■ Input material
———

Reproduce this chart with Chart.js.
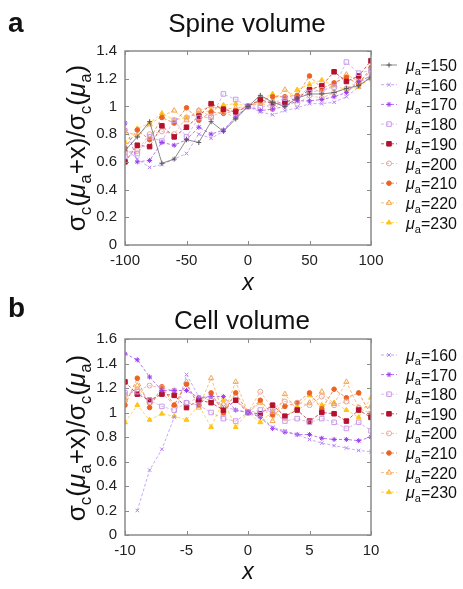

———

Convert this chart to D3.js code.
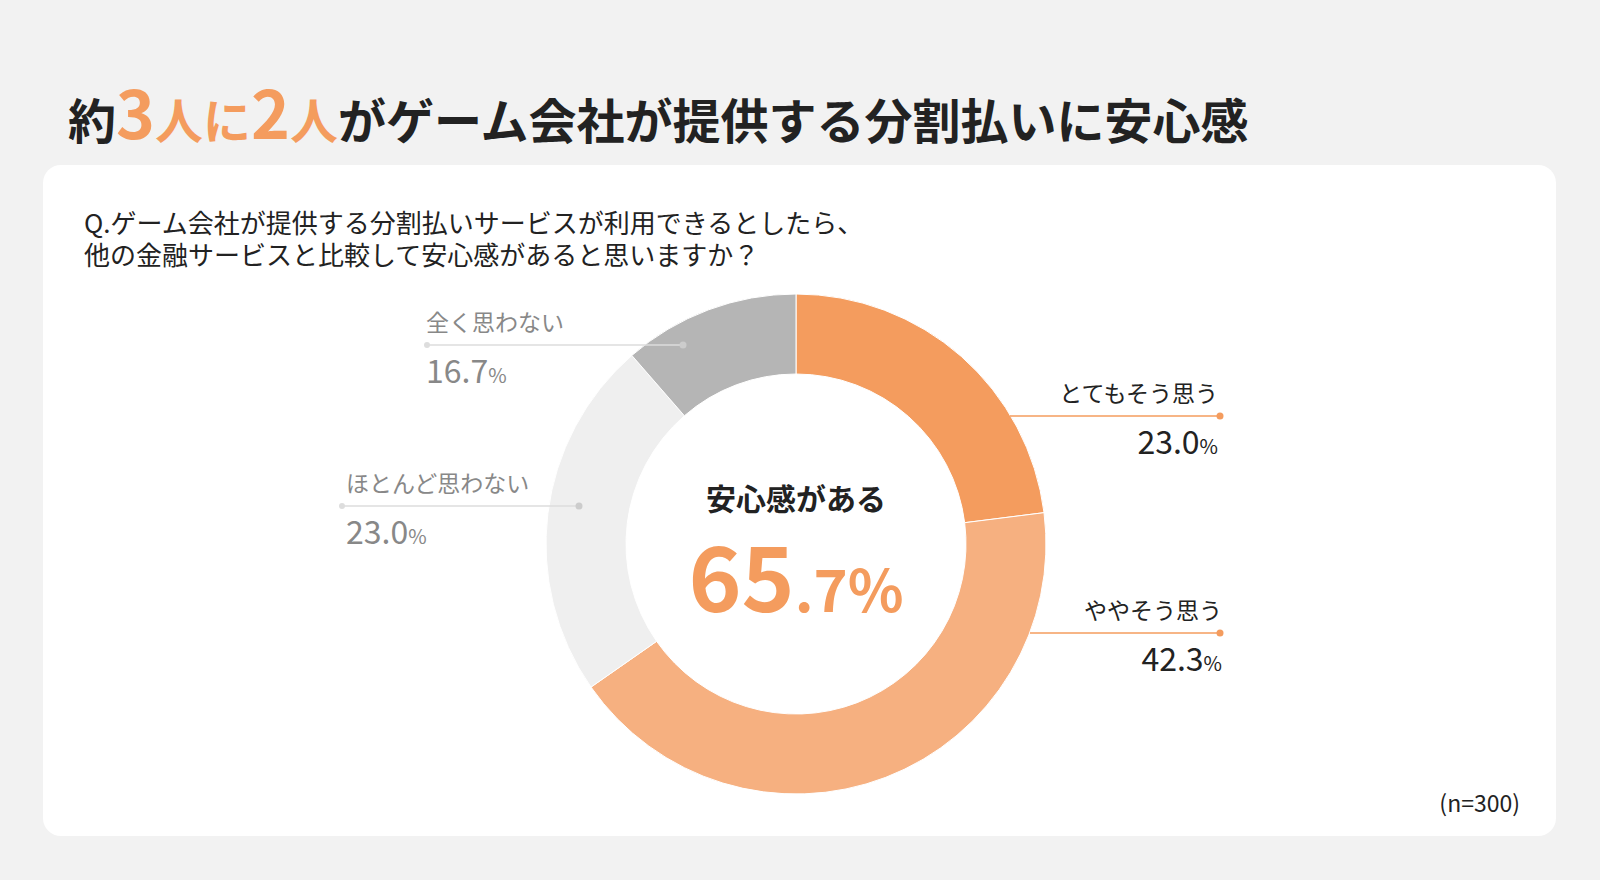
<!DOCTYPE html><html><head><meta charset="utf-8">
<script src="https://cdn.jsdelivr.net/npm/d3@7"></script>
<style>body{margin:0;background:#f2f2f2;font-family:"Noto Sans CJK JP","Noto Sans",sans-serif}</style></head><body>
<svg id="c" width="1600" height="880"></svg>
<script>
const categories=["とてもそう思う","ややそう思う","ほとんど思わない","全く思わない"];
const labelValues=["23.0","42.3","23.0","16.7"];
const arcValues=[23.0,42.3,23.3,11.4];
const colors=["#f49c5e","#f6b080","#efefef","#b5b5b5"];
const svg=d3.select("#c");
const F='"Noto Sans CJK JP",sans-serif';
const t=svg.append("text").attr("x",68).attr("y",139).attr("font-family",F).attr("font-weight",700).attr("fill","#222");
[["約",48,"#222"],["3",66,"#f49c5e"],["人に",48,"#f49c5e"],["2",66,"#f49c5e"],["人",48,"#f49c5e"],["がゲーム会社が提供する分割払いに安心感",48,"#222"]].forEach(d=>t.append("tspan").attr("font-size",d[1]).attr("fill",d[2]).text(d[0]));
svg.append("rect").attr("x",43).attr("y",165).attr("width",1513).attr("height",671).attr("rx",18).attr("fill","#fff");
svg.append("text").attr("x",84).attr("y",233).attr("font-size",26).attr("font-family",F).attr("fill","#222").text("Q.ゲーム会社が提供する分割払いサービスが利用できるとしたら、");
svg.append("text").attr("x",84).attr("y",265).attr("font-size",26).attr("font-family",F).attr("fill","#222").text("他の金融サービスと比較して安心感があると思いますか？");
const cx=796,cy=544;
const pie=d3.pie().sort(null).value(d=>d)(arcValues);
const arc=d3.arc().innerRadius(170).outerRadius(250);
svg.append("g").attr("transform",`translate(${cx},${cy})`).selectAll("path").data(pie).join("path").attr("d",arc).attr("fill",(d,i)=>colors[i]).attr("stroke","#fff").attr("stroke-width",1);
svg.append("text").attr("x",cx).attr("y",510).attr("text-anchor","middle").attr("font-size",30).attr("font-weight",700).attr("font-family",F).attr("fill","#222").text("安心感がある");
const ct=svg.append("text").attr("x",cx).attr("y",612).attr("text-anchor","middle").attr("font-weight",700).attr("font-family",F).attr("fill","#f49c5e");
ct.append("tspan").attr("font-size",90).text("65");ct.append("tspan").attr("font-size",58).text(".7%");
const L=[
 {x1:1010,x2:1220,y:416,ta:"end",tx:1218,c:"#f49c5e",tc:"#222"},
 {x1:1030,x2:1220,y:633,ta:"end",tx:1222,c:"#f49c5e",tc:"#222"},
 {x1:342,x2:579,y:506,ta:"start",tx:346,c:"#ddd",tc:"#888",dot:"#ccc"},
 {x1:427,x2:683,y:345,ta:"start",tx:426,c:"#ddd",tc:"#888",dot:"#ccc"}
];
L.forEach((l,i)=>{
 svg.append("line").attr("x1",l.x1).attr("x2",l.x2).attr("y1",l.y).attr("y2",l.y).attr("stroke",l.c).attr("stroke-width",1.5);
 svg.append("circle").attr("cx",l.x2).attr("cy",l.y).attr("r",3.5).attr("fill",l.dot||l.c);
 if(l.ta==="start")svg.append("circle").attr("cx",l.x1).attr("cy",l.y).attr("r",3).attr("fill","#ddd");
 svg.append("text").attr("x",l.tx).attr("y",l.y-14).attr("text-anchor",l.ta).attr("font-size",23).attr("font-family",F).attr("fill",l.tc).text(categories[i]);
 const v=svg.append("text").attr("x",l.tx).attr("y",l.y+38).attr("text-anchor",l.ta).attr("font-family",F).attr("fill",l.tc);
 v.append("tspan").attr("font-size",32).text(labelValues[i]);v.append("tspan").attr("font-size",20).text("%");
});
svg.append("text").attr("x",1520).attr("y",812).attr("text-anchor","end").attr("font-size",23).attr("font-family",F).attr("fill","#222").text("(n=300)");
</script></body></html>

———

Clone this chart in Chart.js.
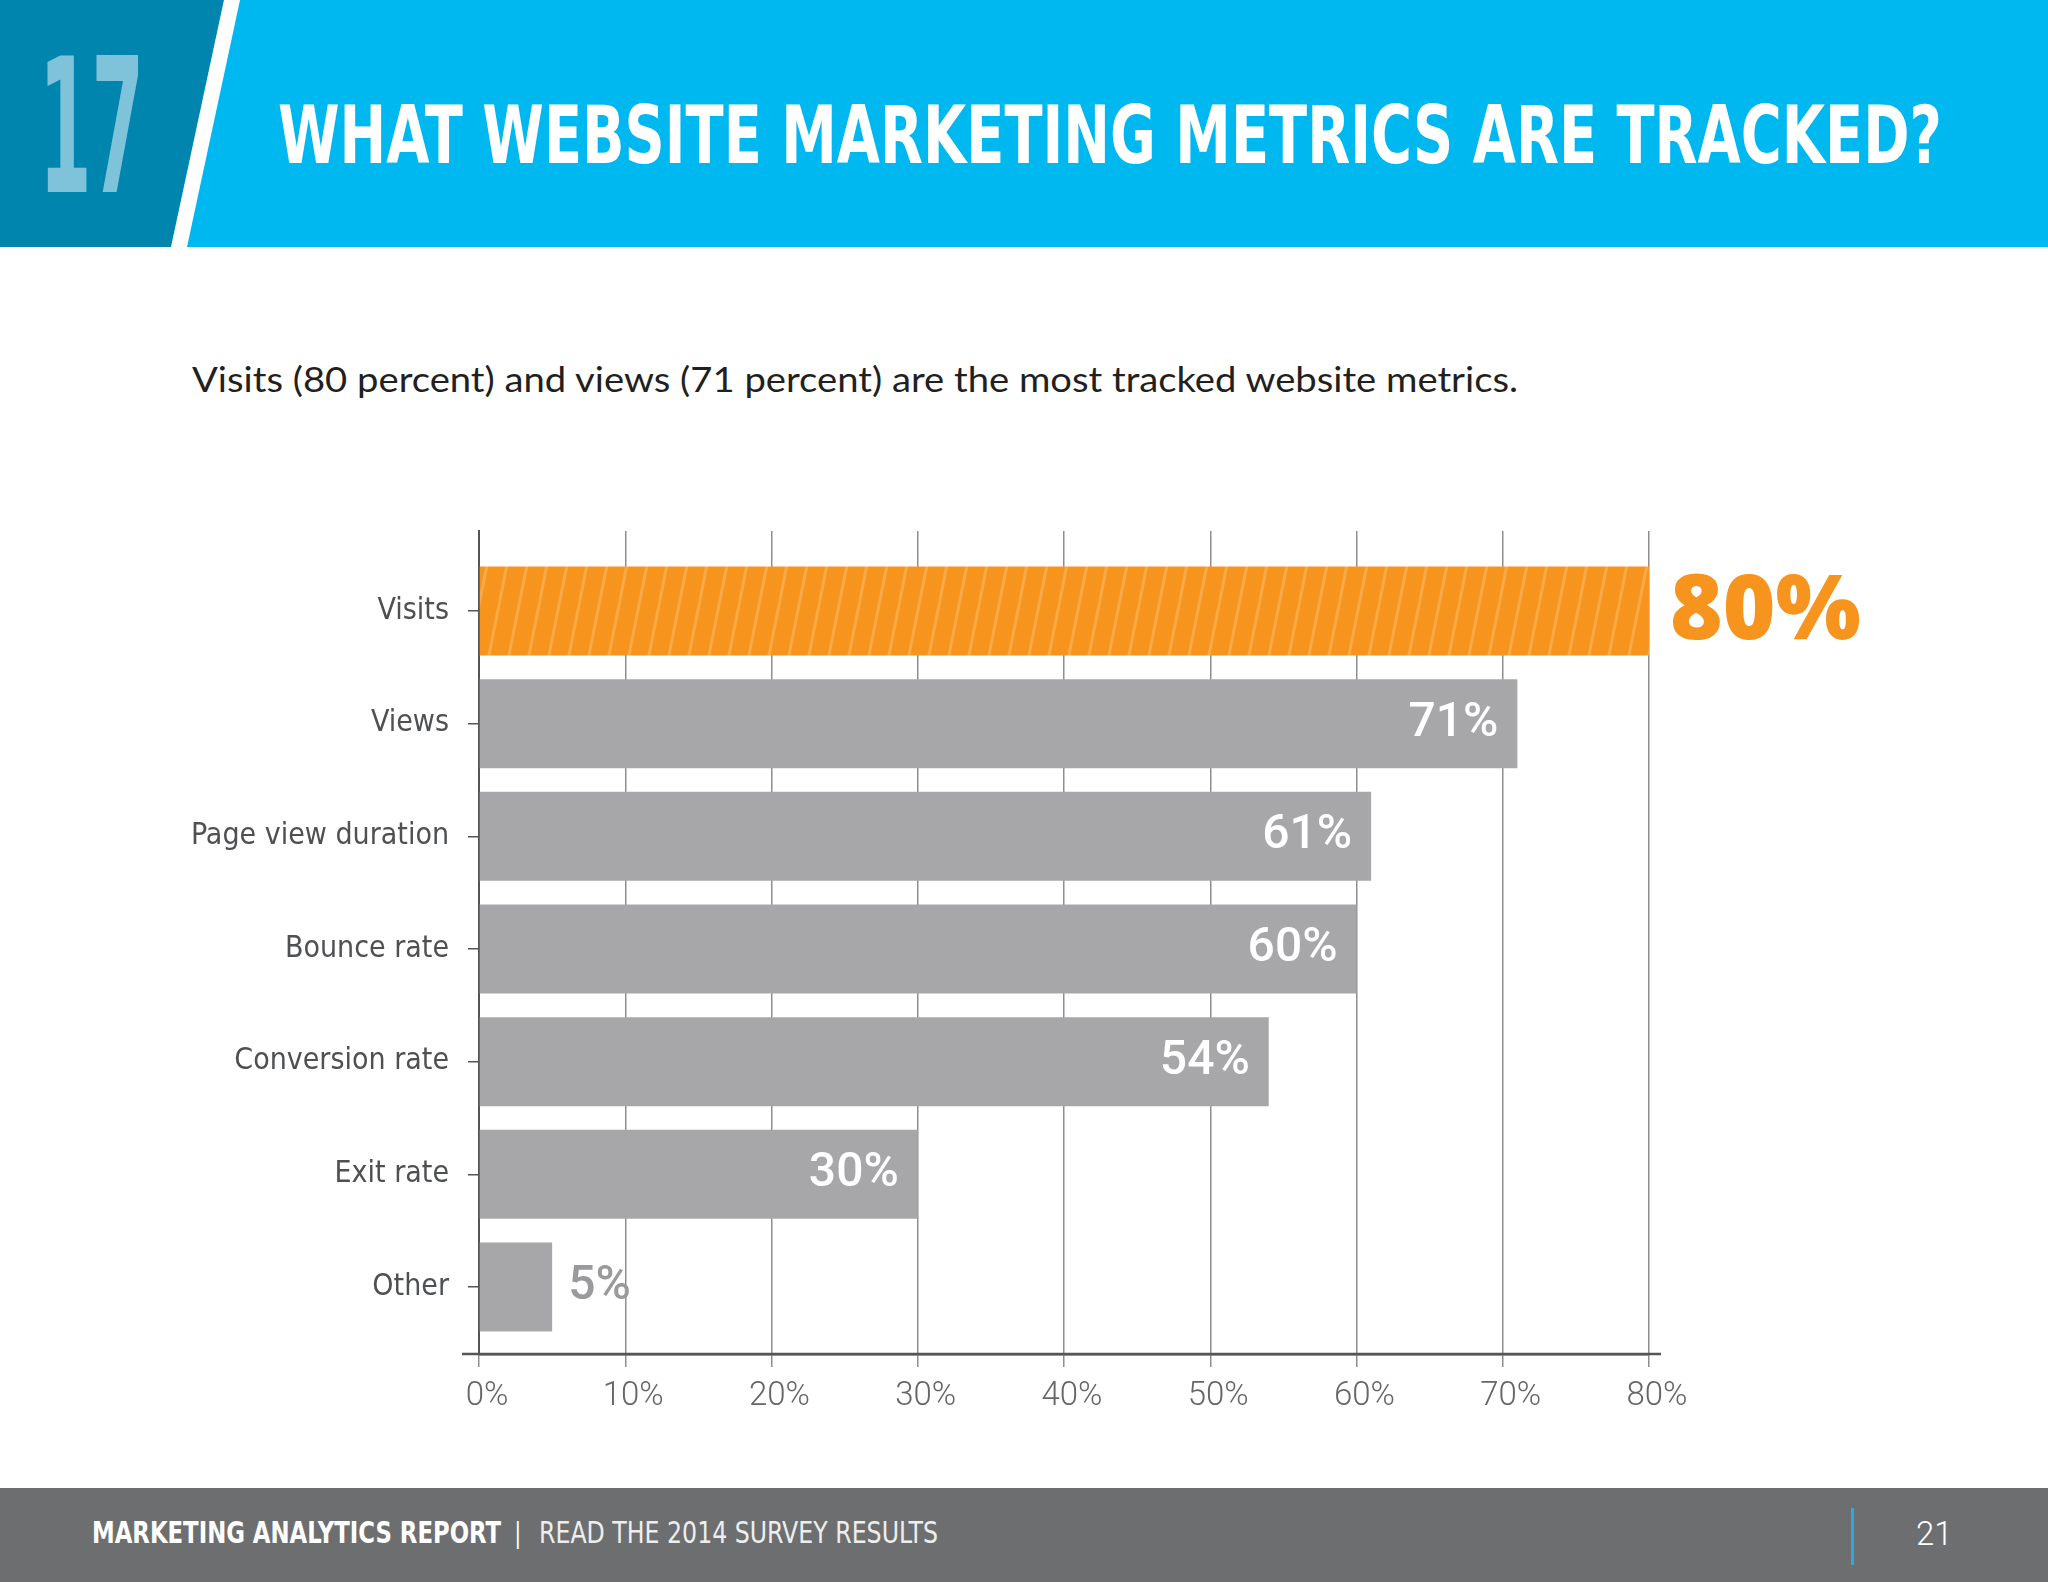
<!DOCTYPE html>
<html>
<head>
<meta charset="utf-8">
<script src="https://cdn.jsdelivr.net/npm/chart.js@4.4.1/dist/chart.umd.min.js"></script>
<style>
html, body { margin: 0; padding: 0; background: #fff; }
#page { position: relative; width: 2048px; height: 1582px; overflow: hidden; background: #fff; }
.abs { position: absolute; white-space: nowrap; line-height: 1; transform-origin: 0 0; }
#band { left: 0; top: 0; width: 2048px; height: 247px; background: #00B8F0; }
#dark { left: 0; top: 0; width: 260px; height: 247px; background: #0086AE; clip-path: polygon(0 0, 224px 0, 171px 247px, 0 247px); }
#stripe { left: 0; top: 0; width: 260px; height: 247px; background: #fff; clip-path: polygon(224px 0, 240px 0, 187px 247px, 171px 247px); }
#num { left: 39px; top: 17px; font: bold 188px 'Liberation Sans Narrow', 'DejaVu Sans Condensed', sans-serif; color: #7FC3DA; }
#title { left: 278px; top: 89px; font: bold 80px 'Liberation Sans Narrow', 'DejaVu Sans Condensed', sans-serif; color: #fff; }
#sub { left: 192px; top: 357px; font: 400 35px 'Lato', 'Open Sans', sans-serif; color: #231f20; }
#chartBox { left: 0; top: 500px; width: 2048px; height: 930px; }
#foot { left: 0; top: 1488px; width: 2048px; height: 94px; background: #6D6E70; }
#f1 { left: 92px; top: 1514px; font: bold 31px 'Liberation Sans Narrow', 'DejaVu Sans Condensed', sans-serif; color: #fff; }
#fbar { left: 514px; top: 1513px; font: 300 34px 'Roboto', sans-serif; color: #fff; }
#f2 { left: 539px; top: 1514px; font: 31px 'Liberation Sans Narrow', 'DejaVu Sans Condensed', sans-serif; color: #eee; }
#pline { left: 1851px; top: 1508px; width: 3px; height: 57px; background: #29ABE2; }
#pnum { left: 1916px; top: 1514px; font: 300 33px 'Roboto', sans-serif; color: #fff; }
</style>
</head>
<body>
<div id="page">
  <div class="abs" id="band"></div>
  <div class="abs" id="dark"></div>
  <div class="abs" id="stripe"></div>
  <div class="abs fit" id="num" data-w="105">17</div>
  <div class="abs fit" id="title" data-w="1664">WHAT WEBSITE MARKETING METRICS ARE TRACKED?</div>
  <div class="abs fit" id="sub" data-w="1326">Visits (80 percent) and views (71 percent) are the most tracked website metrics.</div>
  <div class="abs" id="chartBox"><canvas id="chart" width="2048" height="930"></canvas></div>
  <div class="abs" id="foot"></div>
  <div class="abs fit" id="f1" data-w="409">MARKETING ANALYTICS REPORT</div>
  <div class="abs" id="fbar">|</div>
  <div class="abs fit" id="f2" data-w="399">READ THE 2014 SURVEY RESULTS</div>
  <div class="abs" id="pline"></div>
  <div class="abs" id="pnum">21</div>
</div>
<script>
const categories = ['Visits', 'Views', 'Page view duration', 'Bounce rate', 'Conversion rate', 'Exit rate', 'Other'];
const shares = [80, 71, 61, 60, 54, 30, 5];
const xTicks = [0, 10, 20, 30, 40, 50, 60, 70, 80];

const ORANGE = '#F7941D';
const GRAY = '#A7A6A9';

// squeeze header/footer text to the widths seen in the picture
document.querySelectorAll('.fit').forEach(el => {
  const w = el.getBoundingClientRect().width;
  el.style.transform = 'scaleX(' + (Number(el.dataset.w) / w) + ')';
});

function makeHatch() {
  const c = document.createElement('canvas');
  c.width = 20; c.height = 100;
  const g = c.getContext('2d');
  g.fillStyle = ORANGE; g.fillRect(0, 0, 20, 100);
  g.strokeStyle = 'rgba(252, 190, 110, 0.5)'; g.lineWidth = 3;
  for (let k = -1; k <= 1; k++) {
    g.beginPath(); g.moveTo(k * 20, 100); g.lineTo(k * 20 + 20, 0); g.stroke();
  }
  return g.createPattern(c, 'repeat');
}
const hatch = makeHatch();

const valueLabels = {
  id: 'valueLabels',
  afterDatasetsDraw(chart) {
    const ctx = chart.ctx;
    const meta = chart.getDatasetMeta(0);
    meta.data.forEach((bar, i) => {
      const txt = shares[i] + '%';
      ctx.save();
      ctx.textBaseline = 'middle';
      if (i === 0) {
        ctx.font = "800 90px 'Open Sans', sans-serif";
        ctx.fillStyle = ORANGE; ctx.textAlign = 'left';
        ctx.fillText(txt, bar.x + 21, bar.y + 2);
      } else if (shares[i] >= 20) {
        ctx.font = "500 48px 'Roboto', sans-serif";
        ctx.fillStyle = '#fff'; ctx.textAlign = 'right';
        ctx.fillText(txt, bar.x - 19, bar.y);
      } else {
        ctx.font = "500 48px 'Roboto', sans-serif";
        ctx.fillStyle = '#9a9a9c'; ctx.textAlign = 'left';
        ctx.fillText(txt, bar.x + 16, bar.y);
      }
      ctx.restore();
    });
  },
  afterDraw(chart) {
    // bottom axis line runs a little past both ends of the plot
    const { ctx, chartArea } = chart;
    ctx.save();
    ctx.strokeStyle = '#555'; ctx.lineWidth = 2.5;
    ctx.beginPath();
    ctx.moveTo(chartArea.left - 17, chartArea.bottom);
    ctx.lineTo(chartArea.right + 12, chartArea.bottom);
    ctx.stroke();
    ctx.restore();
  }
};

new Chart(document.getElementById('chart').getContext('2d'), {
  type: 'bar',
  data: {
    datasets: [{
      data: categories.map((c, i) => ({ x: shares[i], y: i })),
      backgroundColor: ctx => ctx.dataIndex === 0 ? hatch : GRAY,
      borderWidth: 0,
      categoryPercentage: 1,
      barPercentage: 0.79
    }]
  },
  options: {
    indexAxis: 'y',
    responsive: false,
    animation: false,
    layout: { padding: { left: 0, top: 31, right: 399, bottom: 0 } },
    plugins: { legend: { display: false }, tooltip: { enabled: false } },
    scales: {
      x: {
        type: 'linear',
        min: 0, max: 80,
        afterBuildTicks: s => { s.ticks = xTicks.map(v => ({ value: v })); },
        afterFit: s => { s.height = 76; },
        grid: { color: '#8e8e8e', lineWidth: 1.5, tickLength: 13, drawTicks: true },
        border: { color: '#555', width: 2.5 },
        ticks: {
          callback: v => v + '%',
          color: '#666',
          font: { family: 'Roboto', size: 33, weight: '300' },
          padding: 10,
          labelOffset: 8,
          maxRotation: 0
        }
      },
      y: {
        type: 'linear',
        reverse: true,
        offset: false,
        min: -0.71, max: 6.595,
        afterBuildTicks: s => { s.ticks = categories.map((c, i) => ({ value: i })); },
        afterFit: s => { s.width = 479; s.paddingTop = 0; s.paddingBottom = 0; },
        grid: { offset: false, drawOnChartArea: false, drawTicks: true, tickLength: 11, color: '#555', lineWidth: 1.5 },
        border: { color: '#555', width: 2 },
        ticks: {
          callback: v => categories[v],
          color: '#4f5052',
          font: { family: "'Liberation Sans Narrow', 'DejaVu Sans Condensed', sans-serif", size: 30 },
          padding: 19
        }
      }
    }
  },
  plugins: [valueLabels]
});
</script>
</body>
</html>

———

Copy every line above that includes the string "this".

Reproduce this chart with Chart.js.
Convert this chart to D3.js code.
Clone this chart in Chart.js.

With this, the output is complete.